Start at the line that contains "Output the web", stop at the line that contains "800, 900, 1000];", and repeat every line in that span, those two included, with no pictures.

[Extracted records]

○ ○ ○ ○ ○

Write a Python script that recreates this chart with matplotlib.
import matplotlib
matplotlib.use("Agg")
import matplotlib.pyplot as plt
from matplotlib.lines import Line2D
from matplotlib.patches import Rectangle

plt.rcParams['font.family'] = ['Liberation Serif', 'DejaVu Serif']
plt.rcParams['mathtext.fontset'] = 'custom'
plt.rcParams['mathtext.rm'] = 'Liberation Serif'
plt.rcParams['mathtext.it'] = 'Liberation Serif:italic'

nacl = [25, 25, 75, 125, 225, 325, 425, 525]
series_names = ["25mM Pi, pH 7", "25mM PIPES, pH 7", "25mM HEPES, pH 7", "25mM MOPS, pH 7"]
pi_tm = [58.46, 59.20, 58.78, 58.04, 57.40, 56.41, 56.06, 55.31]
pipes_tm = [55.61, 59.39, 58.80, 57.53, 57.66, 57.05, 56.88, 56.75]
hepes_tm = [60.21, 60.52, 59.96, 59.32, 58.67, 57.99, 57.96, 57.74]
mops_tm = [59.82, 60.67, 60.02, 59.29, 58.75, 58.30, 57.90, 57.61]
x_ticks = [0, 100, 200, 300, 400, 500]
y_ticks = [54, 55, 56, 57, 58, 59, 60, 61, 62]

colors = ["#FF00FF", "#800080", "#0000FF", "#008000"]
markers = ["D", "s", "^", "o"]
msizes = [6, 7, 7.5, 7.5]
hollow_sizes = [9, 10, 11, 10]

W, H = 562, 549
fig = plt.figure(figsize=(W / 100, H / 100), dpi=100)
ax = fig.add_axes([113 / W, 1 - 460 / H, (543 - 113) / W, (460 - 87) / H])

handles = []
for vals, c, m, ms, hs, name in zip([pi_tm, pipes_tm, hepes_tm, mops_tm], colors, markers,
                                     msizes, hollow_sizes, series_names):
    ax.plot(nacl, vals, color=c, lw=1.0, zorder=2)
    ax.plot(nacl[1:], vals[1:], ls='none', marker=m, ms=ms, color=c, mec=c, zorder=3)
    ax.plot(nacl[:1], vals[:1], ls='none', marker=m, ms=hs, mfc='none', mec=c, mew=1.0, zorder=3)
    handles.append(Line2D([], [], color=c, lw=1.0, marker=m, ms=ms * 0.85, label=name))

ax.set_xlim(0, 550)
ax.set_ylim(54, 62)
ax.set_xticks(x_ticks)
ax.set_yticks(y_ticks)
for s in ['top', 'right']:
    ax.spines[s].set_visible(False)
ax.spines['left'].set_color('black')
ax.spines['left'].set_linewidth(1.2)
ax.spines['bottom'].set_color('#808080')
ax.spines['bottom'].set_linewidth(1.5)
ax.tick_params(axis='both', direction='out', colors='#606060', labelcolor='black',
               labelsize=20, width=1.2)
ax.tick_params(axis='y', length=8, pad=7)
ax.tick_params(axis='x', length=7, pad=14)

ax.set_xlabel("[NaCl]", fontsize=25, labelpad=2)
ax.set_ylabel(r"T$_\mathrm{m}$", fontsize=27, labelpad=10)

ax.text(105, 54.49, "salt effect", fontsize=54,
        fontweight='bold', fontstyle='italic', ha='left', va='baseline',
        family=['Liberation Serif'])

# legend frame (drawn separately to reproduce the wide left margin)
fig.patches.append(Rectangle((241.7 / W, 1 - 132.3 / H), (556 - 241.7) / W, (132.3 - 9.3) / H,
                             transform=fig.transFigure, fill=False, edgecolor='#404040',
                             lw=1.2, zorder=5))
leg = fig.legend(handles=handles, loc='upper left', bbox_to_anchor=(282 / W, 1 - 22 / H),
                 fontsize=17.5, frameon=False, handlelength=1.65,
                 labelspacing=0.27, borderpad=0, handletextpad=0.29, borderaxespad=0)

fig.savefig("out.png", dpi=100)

○ ○ ○ ○ ○

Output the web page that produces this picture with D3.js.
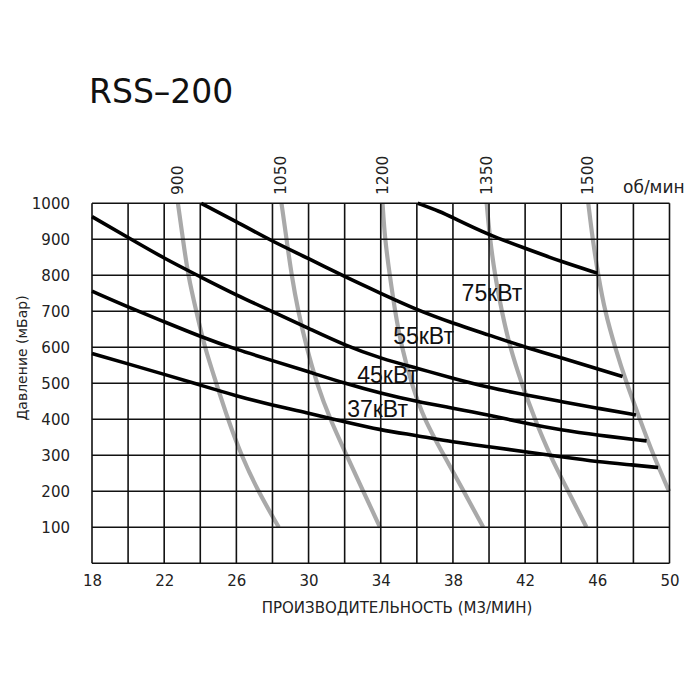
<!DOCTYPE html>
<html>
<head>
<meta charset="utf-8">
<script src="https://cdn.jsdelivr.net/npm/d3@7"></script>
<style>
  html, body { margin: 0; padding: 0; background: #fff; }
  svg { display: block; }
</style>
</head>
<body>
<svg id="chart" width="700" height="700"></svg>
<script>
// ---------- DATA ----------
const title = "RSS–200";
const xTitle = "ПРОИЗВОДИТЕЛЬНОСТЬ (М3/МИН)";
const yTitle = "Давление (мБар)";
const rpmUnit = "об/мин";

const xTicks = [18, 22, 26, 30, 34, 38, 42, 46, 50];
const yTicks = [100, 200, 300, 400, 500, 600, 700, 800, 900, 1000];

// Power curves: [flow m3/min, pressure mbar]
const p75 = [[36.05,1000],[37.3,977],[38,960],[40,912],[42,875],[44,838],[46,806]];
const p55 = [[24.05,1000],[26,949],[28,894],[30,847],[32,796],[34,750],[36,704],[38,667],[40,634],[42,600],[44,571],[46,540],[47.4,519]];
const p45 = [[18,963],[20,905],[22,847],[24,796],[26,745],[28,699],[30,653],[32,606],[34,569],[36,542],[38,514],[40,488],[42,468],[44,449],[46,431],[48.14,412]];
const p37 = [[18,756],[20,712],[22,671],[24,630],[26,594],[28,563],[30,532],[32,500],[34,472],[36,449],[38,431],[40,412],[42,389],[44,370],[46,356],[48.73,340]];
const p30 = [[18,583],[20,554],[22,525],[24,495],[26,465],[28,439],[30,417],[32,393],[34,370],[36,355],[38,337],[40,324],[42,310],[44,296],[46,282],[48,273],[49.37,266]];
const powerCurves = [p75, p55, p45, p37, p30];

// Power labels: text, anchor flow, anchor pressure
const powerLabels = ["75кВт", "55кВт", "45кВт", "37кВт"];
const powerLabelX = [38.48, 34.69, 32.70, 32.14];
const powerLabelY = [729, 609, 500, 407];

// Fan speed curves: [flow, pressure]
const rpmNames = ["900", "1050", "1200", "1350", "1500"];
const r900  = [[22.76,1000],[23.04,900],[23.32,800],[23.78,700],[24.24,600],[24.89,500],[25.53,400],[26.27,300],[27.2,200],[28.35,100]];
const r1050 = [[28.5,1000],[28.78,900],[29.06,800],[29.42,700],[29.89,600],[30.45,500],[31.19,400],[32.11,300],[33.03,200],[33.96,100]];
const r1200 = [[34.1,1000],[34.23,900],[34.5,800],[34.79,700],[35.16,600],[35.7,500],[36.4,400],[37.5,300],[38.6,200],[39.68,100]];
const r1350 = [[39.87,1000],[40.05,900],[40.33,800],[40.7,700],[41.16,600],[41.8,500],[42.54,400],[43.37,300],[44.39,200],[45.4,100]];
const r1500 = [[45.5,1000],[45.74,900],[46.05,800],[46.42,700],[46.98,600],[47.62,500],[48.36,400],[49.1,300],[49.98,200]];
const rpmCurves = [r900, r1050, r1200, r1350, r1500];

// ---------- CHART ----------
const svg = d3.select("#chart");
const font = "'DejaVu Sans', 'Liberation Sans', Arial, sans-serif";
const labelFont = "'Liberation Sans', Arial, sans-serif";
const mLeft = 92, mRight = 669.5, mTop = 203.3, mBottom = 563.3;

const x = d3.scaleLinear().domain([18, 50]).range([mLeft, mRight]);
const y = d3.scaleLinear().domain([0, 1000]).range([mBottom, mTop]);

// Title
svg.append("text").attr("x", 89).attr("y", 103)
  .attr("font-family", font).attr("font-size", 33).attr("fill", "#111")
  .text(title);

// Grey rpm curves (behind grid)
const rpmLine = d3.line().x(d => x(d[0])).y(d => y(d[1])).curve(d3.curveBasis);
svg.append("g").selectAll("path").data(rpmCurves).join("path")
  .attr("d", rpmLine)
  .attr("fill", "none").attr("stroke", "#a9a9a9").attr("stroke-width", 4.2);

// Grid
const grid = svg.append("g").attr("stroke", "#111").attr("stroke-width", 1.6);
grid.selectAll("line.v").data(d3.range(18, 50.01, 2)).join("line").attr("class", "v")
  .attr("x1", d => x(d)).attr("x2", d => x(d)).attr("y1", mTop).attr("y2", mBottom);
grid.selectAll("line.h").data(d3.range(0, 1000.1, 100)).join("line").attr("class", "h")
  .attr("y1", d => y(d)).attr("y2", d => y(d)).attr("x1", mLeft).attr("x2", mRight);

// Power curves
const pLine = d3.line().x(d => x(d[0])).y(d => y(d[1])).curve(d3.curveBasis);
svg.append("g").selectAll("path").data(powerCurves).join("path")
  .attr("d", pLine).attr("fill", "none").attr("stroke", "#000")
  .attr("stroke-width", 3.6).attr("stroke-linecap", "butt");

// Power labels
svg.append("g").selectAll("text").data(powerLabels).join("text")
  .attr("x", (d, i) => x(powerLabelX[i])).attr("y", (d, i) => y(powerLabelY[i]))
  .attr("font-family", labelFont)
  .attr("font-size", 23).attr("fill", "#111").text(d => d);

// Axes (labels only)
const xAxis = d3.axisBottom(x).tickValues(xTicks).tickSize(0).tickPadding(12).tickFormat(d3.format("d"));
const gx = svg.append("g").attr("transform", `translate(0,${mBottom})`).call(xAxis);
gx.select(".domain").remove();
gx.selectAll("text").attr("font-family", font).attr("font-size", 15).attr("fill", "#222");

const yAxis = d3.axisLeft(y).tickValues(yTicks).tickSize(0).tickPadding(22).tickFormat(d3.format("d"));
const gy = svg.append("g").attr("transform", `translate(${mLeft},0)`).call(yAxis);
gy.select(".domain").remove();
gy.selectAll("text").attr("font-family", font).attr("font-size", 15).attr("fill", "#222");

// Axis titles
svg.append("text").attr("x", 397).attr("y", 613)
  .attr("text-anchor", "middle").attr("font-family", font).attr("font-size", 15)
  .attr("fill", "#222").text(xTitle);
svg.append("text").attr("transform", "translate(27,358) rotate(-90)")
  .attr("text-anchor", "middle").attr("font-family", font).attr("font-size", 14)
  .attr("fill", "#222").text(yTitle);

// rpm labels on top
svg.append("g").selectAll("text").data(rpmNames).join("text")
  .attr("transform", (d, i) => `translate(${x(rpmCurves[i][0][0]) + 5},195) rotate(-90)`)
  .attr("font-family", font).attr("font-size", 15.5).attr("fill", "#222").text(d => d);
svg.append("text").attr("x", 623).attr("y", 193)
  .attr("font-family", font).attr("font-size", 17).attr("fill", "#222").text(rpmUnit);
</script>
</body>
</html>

○ ○ ○ ○ ○

• _FINISHED EXERCISE_
Output the web page that produces this picture with D3.js.
<!DOCTYPE html>
<html>
<head>
<meta charset="utf-8">
<script src="https://cdn.jsdelivr.net/npm/d3@7"></script>
<style>
  html, body { margin: 0; padding: 0; background: #fff; }
  svg { display: block; }
</style>
</head>
<body>
<svg id="chart" width="700" height="700"></svg>
<script>
// ---------- DATA ----------
const title = "RSS–200";
const xTitle = "ПРОИЗВОДИТЕЛЬНОСТЬ (М3/МИН)";
const yTitle = "Давление (мБар)";
const rpmUnit = "об/мин";

const xTicks = [18, 22, 26, 30, 34, 38, 42, 46, 50];
const yTicks = [100, 200, 300, 400, 500, 600, 700, 800, 900, 1000];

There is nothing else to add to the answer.